Meg-projects are often captivating to political leaders and the public because of their colossal size and the technical hurdles they overcome. This feature of major infrastructure in the landscape has been termed the 'technological sublime' (Marx, 1964; 2000; Nye, 1994). This chapter uses the concept of the sublime to contribute a new dimension to understanding the evolution of mega-project design and optimism bias. The case of the new San Francisco-Oakland Bay Bridge in Northern California is used to demonstrate how the technological sublime dramatically influenced bridge design, project outcomes, public debate, and the lack of accountability for its excessive cost overruns.
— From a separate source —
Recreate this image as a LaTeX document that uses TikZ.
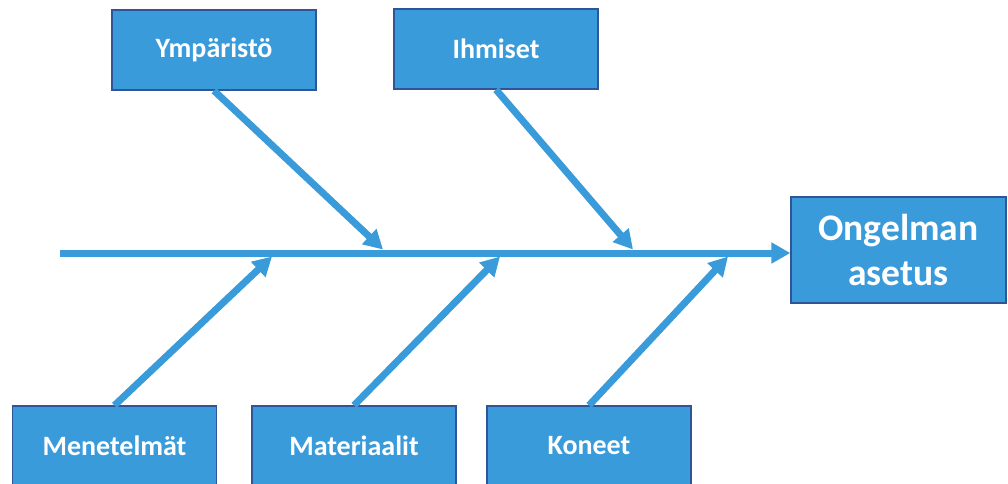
\documentclass[tikz,border=0pt]{standalone}
\usepackage{fontspec}
\setmainfont{Carlito}
\usepackage{xcolor}
\usetikzlibrary{arrows.meta}
\definecolor{boxblue}{RGB}{58,155,218}
\definecolor{boxedge}{RGB}{47,85,151}
\tikzset{>={Triangle[width=20pt,length=19pt]}}
\tikzset{
  causebox/.style={shape=rectangle,fill=boxblue,draw=boxedge,line width=1.3pt,minimum height=80pt,minimum width=204pt,text=white,font=\fontsize{28}{32}\selectfont\bfseries},
  effectbox/.style={shape=rectangle,fill=boxblue,draw=boxedge,line width=1.3pt,minimum height=106pt,minimum width=215pt,text=white,align=center,font=\fontsize{37.5}{45}\selectfont\bfseries},
  bone/.style={draw=boxblue,line width=7pt,->}
}

\begin{document}
\begin{tikzpicture}[x=1pt,y=-1pt]
\useasboundingbox (0,0) rectangle (1008,483);

\path (214,50) node [causebox] (ymparisto) {Ympäristö};

\path (496,49) node [causebox] (ihmiset) {Ihmiset};

\path (898.5,250) node [effectbox] (ongelma) {Ongelman\\asetus};

\path (114.5,446) node [causebox] (menetelmat) {Menetelmät};

\path (354,446) node [causebox] (materiaalit) {Materiaalit};

\path (589,446) node [causebox] (koneet) {Koneet};

% selkaranka
\coordinate (tail) at (60,253);
\draw [bone] (tail) -- (ongelma.west |- tail);

% haarat
\coordinate (yhaara) at (383,249.5);
\coordinate (ihaara) at (633,249.5);
\coordinate (mehaara) at (272,256.5);
\coordinate (mahaara) at (500,256.5);
\coordinate (khaara) at (728,256.5);

\draw [bone] (ymparisto.south) -- (yhaara);
\draw [bone] (ihmiset.south) -- (ihaara);
\draw [bone] (menetelmat.north) -- (mehaara);
\draw [bone] (materiaalit.north) -- (mahaara);
\draw [bone] (koneet.north) -- (khaara);

\end{tikzpicture}
\end{document}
According to David Nye (1994: vxi), the technological sublime 'is about repeated experiences of awe and wonder, often tinged with an element of terror, which people have had when confronted with particular natural sites, architectural forms, and technological achievements.' In the Bay Bridge case, the goal of developing a sublime, new structure became the focal point of the public debate and drove the design and funding process. The project's initial purpose was to replace the bridge's east span, which collapsed during the 1989 Loma Prieta earthquake. Debate focused on designing a 'signature' bridge - a bridge that signifies the technological and aesthetic triumph of the region over the San Francisco Bay, a geologically complicated body of water, and thereby leave a unique signature on the landscape. This daring ingenuity spoke to the interest of many in the Bay Area, but not all, to create a sublime new bridge. The concept of the 'technological sublime' provides a theoretical context for interpreting underlying motivations, optimism, and rhetoric of political leaders and participants advocating for not only a mega-project, but a 'mega-landmark.' The basis for the analysis is the results of in-depth interviews with approximately 45 key participants and extensive review of project-related documents and media accounts.

First, the background on mega-project characteristics and the technological sublime is reviewed. Then an overview of the existing Bay Bridge and the design process for the new bridge is provided. The chapter concludes with observations about the impact of the technological sublime on the planning process, project design and implementation, as well as implications for analyses of other mega-projects.